Could We Have Some Real Scientists Look At Executions Now, Please?

Last night Arizona became the latest state this year to ineptly carry out an execution. Joseph Wood, who was executed for a 1989 double murder of his ex-girlfriend and her father, either "gasped" or "snored" for two hours before finally expiring.

Many of the people fighting over this seem to think it matters what precise term is used to describe Wood's breathing. It doesn't. However he was breathing, he was not expected to keep doing it for two hours after the execution began. Something went very wrong here. Again.

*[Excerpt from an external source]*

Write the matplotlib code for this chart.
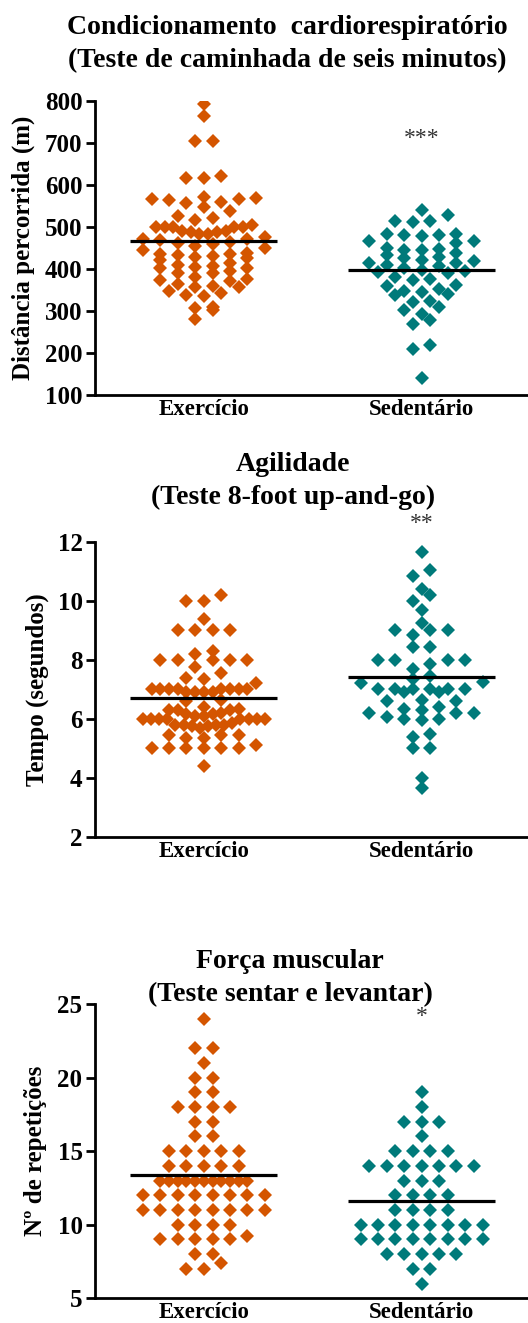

In order to figure out ex would be nice if states did not insist — as Arizona did, first to the Ninth Circuit and then to the Supreme Court — that they had some kind of right to keep the manner and method of executions under wraps. They do this, the prevailing wisdom goes, because they don't want further trouble with drug suppliers who are feeling queasy about the eventual use of the drug.

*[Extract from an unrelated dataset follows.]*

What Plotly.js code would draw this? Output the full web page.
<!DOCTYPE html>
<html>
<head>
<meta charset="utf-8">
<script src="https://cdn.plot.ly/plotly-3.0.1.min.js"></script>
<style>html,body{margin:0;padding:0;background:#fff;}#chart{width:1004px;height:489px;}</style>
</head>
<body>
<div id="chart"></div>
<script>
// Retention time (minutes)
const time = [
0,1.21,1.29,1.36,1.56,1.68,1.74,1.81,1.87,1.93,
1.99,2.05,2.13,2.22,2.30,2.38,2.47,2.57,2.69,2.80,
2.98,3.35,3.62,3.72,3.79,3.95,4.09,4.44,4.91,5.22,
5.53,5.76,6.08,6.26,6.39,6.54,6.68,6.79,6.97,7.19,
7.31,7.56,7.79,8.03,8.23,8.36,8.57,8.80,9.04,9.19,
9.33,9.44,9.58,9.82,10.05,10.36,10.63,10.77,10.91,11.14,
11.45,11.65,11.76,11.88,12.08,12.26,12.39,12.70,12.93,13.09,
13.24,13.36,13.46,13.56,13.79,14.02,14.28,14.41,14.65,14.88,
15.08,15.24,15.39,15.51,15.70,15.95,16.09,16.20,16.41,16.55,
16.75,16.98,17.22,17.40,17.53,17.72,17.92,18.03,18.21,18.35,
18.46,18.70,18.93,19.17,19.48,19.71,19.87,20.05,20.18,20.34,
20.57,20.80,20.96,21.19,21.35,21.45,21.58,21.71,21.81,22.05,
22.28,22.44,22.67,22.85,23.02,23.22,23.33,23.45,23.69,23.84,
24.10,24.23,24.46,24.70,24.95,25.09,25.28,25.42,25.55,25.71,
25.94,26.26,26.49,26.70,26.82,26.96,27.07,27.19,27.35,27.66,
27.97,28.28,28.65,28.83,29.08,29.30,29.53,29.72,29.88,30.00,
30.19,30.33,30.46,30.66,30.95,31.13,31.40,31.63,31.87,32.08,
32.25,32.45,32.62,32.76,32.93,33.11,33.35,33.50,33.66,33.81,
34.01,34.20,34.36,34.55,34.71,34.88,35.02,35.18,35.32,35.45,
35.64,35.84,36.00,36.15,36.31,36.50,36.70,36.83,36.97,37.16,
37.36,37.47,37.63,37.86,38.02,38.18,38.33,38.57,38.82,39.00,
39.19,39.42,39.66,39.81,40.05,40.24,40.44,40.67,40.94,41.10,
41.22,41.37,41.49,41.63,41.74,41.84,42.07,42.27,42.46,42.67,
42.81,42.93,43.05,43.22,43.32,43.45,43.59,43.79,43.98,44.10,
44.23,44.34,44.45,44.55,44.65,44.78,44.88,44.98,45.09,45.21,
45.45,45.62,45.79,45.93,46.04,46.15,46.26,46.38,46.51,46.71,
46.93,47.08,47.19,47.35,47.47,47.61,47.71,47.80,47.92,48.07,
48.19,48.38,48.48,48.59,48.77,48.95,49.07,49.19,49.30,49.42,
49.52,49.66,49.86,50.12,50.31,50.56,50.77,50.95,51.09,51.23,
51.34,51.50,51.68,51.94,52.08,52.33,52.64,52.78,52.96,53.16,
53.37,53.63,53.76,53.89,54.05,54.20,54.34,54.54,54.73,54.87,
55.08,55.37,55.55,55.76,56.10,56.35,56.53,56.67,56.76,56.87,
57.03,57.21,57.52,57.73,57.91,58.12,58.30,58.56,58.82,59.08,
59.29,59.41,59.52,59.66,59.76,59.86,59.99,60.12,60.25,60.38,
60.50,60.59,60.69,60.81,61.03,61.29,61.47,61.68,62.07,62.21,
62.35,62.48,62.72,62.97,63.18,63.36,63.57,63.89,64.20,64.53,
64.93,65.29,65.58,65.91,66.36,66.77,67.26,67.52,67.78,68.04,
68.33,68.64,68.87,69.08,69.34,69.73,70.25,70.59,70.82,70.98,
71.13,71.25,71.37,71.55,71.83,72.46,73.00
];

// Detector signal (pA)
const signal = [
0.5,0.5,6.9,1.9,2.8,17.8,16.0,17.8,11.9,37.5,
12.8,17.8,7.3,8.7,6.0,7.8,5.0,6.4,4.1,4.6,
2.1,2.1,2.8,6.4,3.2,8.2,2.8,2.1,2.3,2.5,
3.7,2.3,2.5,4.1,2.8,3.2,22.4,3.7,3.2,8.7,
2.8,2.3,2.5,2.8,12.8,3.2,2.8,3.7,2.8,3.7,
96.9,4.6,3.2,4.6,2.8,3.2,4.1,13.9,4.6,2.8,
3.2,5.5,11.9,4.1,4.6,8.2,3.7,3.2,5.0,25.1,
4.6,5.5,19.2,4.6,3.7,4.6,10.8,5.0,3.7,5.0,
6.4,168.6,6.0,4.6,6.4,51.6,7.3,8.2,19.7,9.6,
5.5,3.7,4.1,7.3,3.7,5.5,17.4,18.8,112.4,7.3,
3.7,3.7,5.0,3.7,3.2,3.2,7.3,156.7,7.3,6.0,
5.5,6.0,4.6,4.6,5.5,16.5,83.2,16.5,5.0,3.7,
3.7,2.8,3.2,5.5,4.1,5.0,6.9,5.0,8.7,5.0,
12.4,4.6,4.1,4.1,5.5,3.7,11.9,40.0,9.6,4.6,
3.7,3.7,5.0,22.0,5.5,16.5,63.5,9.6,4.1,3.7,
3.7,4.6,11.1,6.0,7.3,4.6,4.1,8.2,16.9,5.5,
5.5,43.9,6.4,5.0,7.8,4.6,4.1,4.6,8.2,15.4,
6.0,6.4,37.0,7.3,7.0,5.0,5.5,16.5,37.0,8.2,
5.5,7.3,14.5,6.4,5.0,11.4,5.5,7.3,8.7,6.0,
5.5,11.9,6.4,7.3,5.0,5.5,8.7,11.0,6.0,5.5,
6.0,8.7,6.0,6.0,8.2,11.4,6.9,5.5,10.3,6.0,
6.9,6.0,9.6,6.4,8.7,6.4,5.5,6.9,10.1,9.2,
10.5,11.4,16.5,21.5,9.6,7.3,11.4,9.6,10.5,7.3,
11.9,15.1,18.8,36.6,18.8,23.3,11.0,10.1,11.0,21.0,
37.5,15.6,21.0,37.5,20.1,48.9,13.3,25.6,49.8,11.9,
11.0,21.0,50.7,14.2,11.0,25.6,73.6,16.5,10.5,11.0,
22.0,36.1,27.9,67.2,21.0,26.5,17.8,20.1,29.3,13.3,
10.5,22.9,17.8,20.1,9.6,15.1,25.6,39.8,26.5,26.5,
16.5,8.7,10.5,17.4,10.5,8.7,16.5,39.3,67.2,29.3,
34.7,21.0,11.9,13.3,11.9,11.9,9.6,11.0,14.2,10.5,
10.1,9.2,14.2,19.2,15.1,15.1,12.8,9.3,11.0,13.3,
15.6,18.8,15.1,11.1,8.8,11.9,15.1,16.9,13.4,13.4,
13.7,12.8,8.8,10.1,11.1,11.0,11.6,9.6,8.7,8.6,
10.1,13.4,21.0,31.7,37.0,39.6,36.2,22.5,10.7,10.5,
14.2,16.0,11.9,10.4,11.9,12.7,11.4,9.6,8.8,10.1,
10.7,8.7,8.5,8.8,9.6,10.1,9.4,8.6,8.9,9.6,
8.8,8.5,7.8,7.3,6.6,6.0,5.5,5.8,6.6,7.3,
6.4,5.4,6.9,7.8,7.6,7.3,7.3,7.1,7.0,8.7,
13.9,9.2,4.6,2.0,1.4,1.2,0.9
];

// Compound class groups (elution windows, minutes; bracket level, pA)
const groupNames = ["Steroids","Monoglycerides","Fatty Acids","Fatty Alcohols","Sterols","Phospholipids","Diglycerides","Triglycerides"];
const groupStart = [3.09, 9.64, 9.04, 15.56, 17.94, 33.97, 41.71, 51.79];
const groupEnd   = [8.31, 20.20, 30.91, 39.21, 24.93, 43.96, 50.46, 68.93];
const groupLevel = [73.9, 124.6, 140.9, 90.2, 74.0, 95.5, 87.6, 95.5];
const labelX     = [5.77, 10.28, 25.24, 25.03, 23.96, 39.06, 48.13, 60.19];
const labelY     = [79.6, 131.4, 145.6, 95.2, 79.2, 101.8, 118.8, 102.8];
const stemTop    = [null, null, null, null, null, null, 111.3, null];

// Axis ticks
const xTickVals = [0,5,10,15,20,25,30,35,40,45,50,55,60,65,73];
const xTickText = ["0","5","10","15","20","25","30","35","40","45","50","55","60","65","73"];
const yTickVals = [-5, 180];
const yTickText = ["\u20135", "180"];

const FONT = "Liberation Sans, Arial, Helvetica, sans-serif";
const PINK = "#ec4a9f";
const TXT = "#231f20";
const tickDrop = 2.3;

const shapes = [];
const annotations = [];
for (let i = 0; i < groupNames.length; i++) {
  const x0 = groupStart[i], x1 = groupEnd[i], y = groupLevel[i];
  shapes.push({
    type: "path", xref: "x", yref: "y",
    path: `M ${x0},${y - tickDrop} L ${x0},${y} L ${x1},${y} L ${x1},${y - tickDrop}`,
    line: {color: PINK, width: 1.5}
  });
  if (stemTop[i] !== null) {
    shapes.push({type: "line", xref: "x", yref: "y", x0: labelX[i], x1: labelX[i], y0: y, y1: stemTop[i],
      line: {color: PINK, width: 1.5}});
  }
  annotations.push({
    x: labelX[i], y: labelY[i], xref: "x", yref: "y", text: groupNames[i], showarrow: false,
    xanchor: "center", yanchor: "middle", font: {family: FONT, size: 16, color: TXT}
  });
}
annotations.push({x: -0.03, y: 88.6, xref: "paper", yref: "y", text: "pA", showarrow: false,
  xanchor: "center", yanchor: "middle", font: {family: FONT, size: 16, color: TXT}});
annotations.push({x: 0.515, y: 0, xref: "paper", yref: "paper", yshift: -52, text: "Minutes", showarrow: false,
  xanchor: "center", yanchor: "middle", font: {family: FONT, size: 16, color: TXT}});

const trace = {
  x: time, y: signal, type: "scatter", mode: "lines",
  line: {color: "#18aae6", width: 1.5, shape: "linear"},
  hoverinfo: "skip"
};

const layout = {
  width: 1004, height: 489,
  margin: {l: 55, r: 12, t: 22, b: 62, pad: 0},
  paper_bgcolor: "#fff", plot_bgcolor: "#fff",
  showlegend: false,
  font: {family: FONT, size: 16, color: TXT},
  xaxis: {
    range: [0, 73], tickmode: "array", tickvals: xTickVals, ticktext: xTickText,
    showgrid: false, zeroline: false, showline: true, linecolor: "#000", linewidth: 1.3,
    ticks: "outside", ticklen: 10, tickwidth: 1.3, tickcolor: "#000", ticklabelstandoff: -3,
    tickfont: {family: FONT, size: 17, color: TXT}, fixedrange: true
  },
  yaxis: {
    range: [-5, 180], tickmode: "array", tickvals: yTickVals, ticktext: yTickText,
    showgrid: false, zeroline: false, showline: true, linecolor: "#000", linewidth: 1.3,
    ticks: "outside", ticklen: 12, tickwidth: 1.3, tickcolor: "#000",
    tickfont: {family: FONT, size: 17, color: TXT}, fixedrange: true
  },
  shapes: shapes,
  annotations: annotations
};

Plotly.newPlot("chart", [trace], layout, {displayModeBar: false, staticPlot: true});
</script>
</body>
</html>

But it is precisely this veil of secrecy is what makes the "system" for executing criminals in America operate like a Hollywood movie about a madman scientist from the 1930s. The "science" of executions has never been been a precise one, there's a whole Errol Morris movie kicking around about that. Recent events are only serving to highlight that executions are the province of crackpots.

Even if you happen to believe in the death penalty, there should be something that disturbs you about our current state of affairs. A less desperately inefficient "system," for example, might by now have taken note of the fact that midazolam doesn't work in executions. It would have recorded that evidence from Clayton Lockett's botched execution in Oklahoma. It would have used that knowledge to come up with a more intelligent plan.

Instead, the system blithely used midazolam again last night and... once again, it didn't work properly.

As Andrew Cohen points out, the states' insistence on secrecy about their death penalty procedures prevents this grand American executing tradition from proceeding in anything like a logical manner. Without experts at the table, it's impossible for anyone to be having the kind of careful, evidence-based debate science usually insists on:

These executions are un-American because they preclude prime merchants at the "marketplace of ideas" (medical experts, legal experts, ethicists, etc) from evaluating the efficacy of the drugs and procedures these states are using to execute their citizens. They are un-American because they embrace the immoral premise that it is okay to kill someone in the name of the state not by nobly trying to achieve best practices for such killings, but by actively, persistently, ghoulishly ensuring that those "best practices" cannot be obtained so that there will be "imperfect knowledge" about how the killings are to be done.

The adults are not even nominally in charge. You don't even necessarily have to get to any analysis of "cruel and unusual punishment" to see that the only guarantee in this state of affairs is a complete circus.

Obviously, some people want that. Given how hard states have fought to keep these practices secret, and how many courts have managed to believe their assurances, it's hard not to imagine that for some of them there is a perverse pleasure in all this. The one thing all this confusion over drugs has managed to do successfully is replicate the vengeful chaos of a stoning in the town square.